▶ [Plotting code records]
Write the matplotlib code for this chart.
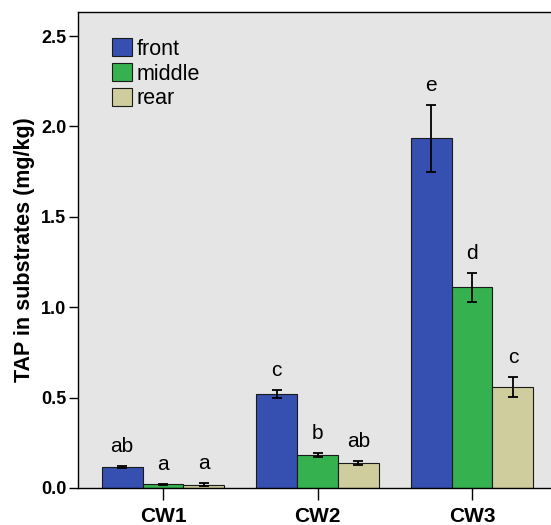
import matplotlib
matplotlib.use("Agg")
import matplotlib.pyplot as plt
from matplotlib.patches import Patch
import numpy as np

plt.rcParams['font.family'] = ['Liberation Sans', 'DejaVu Sans']

groups = ["CW1", "CW2", "CW3"]
series = ["front", "middle", "rear"]
front = [0.116, 0.520, 1.934]
middle = [0.020, 0.182, 1.110]
rear = [0.018, 0.140, 0.559]
front_err = [0.005, 0.020, 0.185]
middle_err = [0.003, 0.012, 0.080]
rear_err = [0.008, 0.012, 0.057]
front_lab = ["ab", "c", "e"]
middle_lab = ["a", "b", "d"]
rear_lab = ["a", "ab", "c"]

colors = ["#3550B0", "#35B24F", "#CFCD9D"]

values = [front, middle, rear]
errs = [front_err, middle_err, rear_err]
labs = [front_lab, middle_lab, rear_lab]

fig = plt.figure(figsize=(5.51, 5.25), dpi=100)
ax = fig.add_axes([78/551, 37/525, 479/551, 476/525])
ax.set_facecolor("#E5E5E5")

x = np.arange(len(groups))
w = 0.265
for i, (vals, er, lb) in enumerate(zip(values, errs, labs)):
    pos = x + (i - 1) * w
    ax.bar(pos, vals, width=w, color=colors[i], edgecolor="#1a1a1a", linewidth=0.8, zorder=2)
    ax.errorbar(pos, vals, yerr=er, fmt="none", ecolor="black", elinewidth=1.3,
                capsize=3.6, capthick=1.3, zorder=3)
    for p, v, e, t in zip(pos, vals, er, lb):
        ax.annotate(t, (p, v + e), xytext=(0, 10), textcoords="offset points",
                    ha="center", va="baseline", fontsize=15)

ax.set_xlim(-0.55, 2.55)
ax.set_ylim(0, 2.633)
ax.set_yticks([0.0, 0.5, 1.0, 1.5, 2.0, 2.5])
ax.set_yticklabels(["0.0", "0.5", "1.0", "1.5", "2.0", "2.5"], fontweight="bold", fontsize=13)
ax.set_xticks(x)
ax.set_xticklabels(groups, fontweight="bold", fontsize=15)
ax.tick_params(axis="y", direction="out", length=6.5, width=1, pad=2)
ax.tick_params(axis="x", direction="out", length=8.5, width=1, pad=5)
ax.set_ylabel("TAP in substrates (mg/kg)", fontweight="bold", fontsize=15.5, labelpad=4)
for s in ax.spines.values():
    s.set_linewidth(1)

handles = [Patch(facecolor=c, edgecolor="#1a1a1a", linewidth=0.8, label=s) for c, s in zip(colors, series)]
ax.legend(handles=handles, loc="upper left", bbox_to_anchor=(0.071, 0.945), frameon=False,
          fontsize=15.5, handlelength=0.93, handleheight=0.93, handletextpad=0.2, labelspacing=0.15,
          borderaxespad=0, borderpad=0)

fig.savefig("out.png", dpi=100, facecolor="white")
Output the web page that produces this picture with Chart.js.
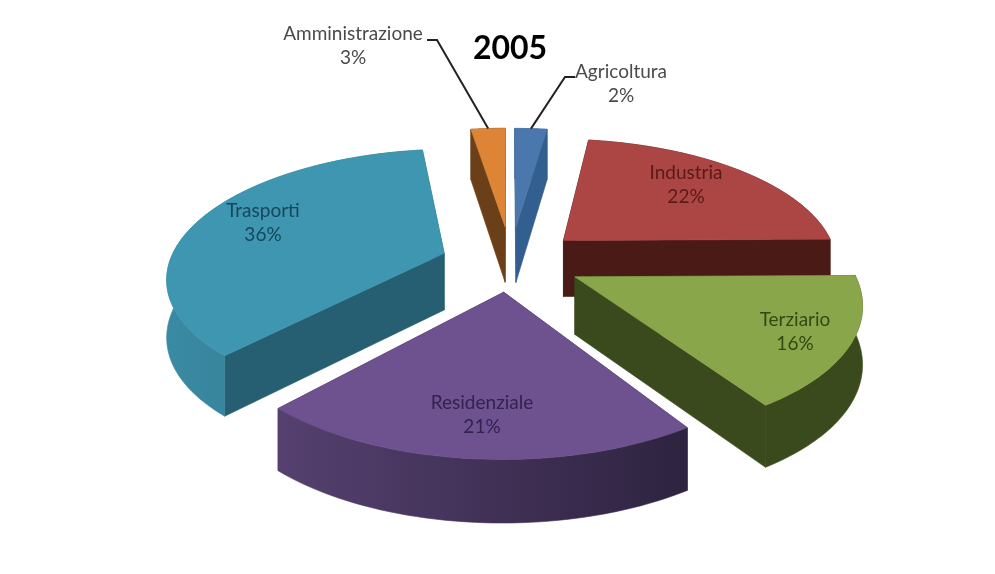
<!DOCTYPE html>
<html>
<head>
<meta charset="utf-8">
<style>
  html, body { margin: 0; padding: 0; background: #fff; }
  canvas { display: block; filter: blur(0.4px); }
</style>
<script src="https://cdn.jsdelivr.net/npm/chart.js@4"></script>
</head>
<body>
<canvas id="grafico" width="995" height="574"></canvas>
<script>
const titolo = '2005';
const settori = ['Agricoltura', 'Industria', 'Terziario', 'Residenziale', 'Trasporti', 'Amministrazione'];
const percentuali = [2, 22, 16, 21, 36, 3];

// colours of each slice: top face, radial wall, outer wall left and right
const coloriSopra = ['#4a78ad', '#ab4644', '#8aa64b', '#6e5290', '#3e96b0', '#de8436'];
const coloriParete = ['#335f90', '#4a1a17', '#3a4a1c', '#2e2240', '#265f72', '#6b4018'];
const coloriBordoSx = ['#335f90', '#4a1a17', '#3a4a1c', '#55406f', '#3a8aa3', '#6b4018'];
const coloriBordoDx = ['#335f90', '#4a1a17', '#3a4a1c', '#2e2340', '#2f7389', '#6b4018'];
const coloriTesto = ['#4a4a4a', '#5a1a18', '#2f4a12', '#33224f', '#15485c', '#4a4a4a'];

// explosion of each slice and where its label sits
const esplosione = [72, 72, 72, 72, 72, 72];
const spostaX = [-2, 0, 0, 0, 2, -2];
const spostaY = [0, 3, 3, 0, 5, 0];
const correzioneInizio = [-3, -2, 0, 0, 0, -1];
const correzioneFine = [-2, 0, 0, 0, 0, -3];
const posEtichette = [[621, 72], [686, 173], [795, 320], [482, 403], [263, 211], [353, 34]];

const SCHIACCIA = 0.455;
const PROSPETTIVA = 1600;
const SPESSORE = 57;
const GRADO = Math.PI / 180;

// plane point -> screen point, z is how far below the top face
function proietta(chart, i, u, v, z) {
    const el = chart.getDatasetMeta(0).data[i];
    const f = 1 / (1 - v / PROSPETTIVA);
    return {
        x: el.x + spostaX[i] + u * f,
        y: el.y + spostaY[i] + v * SCHIACCIA * f + z * SPESSORE * (1 + v / 3000)
    };
}

function puntoArco(el, angolo, r) {
    const m = (el.startAngle + el.endAngle) / 2;
    const off = el.options.offset;
    return {
        u: Math.cos(m) * off + Math.cos(angolo) * r,
        v: Math.sin(m) * off + Math.sin(angolo) * r
    };
}

function poligono(ctx, punti, colore) {
    ctx.beginPath();
    punti.forEach((p, k) => k ? ctx.lineTo(p.x, p.y) : ctx.moveTo(p.x, p.y));
    ctx.closePath();
    ctx.fillStyle = colore;
    ctx.fill();
    // thin stroke so no light seam shows between faces
    ctx.strokeStyle = colore;
    ctx.lineWidth = 0.6;
    ctx.stroke();
}

function disegnaFetta(chart, el, i) {
    const ctx = chart.ctx;
    const inizio = el.startAngle + correzioneInizio[i] * GRADO;
    const fine = el.endAngle + correzioneFine[i] * GRADO;
    const arco = (z) => {
        const punti = [];
        for (let k = 0; k <= 48; k++) {
            const p = puntoArco(el, inizio + (fine - inizio) * k / 48, el.outerRadius);
            punti.push(proietta(chart, i, p.u, p.v, z));
        }
        return punti;
    };
    const c = puntoArco(el, 0, 0);
    const apice = proietta(chart, i, c.u, c.v, 0);
    const apiceBasso = proietta(chart, i, c.u, c.v, 1);
    const alto = arco(0);
    const basso = arco(1);
    const n = alto.length - 1;

    poligono(ctx, [apice, alto[0], basso[0], apiceBasso], coloriParete[i]);
    poligono(ctx, [apice, alto[n], basso[n], apiceBasso], coloriParete[i]);

    const xs = alto.map((p) => p.x);
    const grad = ctx.createLinearGradient(Math.min(...xs), 0, Math.max(...xs), 0);
    grad.addColorStop(0, coloriBordoSx[i]);
    grad.addColorStop(1, coloriBordoDx[i]);
    poligono(ctx, alto.concat(basso.slice().reverse()), grad);

    poligono(ctx, [apice].concat(alto), coloriSopra[i]);
}

const pie3d = {
    id: 'pie3d',
    beforeDatasetsDraw(chart) {
        const arcs = chart.getDatasetMeta(0).data;
        const ordine = arcs.map((el, i) => i).sort((a, b) => {
            const ma = (arcs[a].startAngle + arcs[a].endAngle) / 2;
            const mb = (arcs[b].startAngle + arcs[b].endAngle) / 2;
            return Math.sin(ma) - Math.sin(mb);
        });
        ordine.forEach((i) => disegnaFetta(chart, arcs[i], i));
        return false;
    },
    afterDraw(chart) {
        const ctx = chart.ctx;
        const arcs = chart.getDatasetMeta(0).data;
        ctx.save();

        // leader lines of the two thin slices
        ctx.strokeStyle = '#222';
        ctx.lineWidth = 2;
        [[0, 575, 565], [5, 427, 437]].forEach(([i, x0, x1]) => {
            const el = arcs[i];
            const m = (el.startAngle + correzioneInizio[i] * GRADO + el.endAngle + correzioneFine[i] * GRADO) / 2;
            const p = puntoArco(el, m, el.outerRadius);
            const fine = proietta(chart, i, p.u, p.v, 0);
            const y = posEtichette[i][1] + (i === 0 ? 5 : 6);
            ctx.beginPath();
            ctx.moveTo(x0, y);
            ctx.lineTo(x1, y);
            ctx.lineTo(fine.x, fine.y);
            ctx.stroke();
        });

        ctx.textAlign = 'center';
        ctx.textBaseline = 'middle';
        settori.forEach((nome, i) => {
            const [x, y] = posEtichette[i];
            ctx.fillStyle = coloriTesto[i];
            ctx.font = '19px Lato';
            ctx.fillText(nome, x, y);
            ctx.fillText(percentuali[i] + '%', x, y + 24);
        });

        ctx.fillStyle = '#000';
        ctx.font = 'bold 32px Lato';
        ctx.fillText(titolo, 510, 49);
        ctx.restore();
    }
};

new Chart(document.getElementById('grafico').getContext('2d'), {
    type: 'pie',
    data: {
        labels: settori,
        datasets: [{
            data: percentuali,
            backgroundColor: coloriSopra,
            offset: esplosione,
            borderWidth: 0
        }]
    },
    options: {
        responsive: false,
        animation: false,
        rotation: 3,
        radius: 275,
        layout: { padding: { left: 25, bottom: 58 } },
        plugins: {
            legend: { display: false },
            tooltip: { enabled: false }
        }
    },
    plugins: [pie3d]
});
</script>
</body>
</html>
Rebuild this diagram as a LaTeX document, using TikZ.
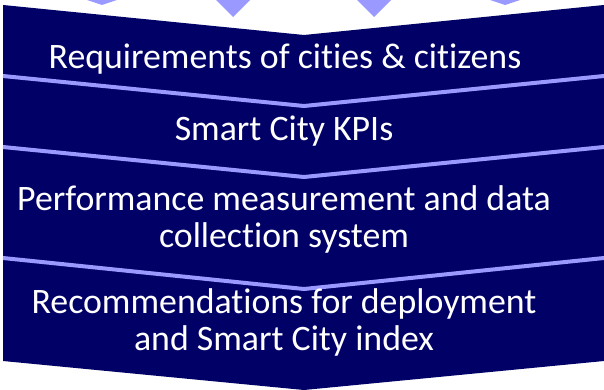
\documentclass[tikz,border=0pt]{standalone}
\usepackage{fontspec}
\setmainfont{Carlito}[Ligatures=NoCommon]
\usepackage{xcolor}
\definecolor{navyband}{RGB}{0,0,102}
\definecolor{lilacline}{RGB}{153,153,255}

\begin{document}
\begin{tikzpicture}[line cap=round,line join=round,x=1pt,y=-1pt,
  bandtext/.style={text=white,align=center,font=\fontsize{35.8}{37}\selectfont,inner sep=0pt}]
\useasboundingbox (0,0) rectangle (604,390);
\fill [color=lilacline] (87,0) -- (117,0) -- (102,5) -- cycle;
\fill [color=lilacline] (216,0) -- (250,0) -- (233,17) -- cycle;
\fill [color=lilacline] (357,0) -- (391,0) -- (374,17) -- cycle;
\fill [color=lilacline] (490,0) -- (520,0) -- (505,5) -- cycle;
\fill [color=navyband] (3,5) -- (304,35) -- (604,5) -- (604,361) -- (304,390) -- (3,361) -- cycle;
\draw [color=lilacline,line width=4pt,line cap=butt] (3,76) -- (304,106) -- (604,76);
\draw [color=lilacline,line width=4pt,line cap=butt] (3,147) -- (304,177) -- (604,147);
\draw [color=lilacline,line width=4pt,line cap=butt] (3,258) -- (304,289) -- (604,258);
\node [bandtext] (req) at (285,59) {Requirements of cities \& citizens};
\node [bandtext] (kpi) at (284,131) {Smart City KPIs};
\node [bandtext] (perf) at (284,219) {Performance measurement and data\\collection system};
\node [bandtext] (reco) at (284,322) {Recommendations for deployment\\and Smart City index};
\end{tikzpicture}
\end{document}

▶ [WHAT YOU HAVE TO DO] Leave the pictures out, then copy word for word only the lines from the one containing "Output the web" through the one containing "const percentuali = [2, 22, 16, 21, 36, 3];", both included.

▶ [EXERCISE RESPONSE]
Output the web page that produces this picture with Chart.js.
<!DOCTYPE html>
<html>
<head>
<meta charset="utf-8">
<style>
  html, body { margin: 0; padding: 0; background: #fff; }
  canvas { display: block; filter: blur(0.4px); }
</style>
<script src="https://cdn.jsdelivr.net/npm/chart.js@4"></script>
</head>
<body>
<canvas id="grafico" width="995" height="574"></canvas>
<script>
const titolo = '2005';
const settori = ['Agricoltura', 'Industria', 'Terziario', 'Residenziale', 'Trasporti', 'Amministrazione'];
const percentuali = [2, 22, 16, 21, 36, 3];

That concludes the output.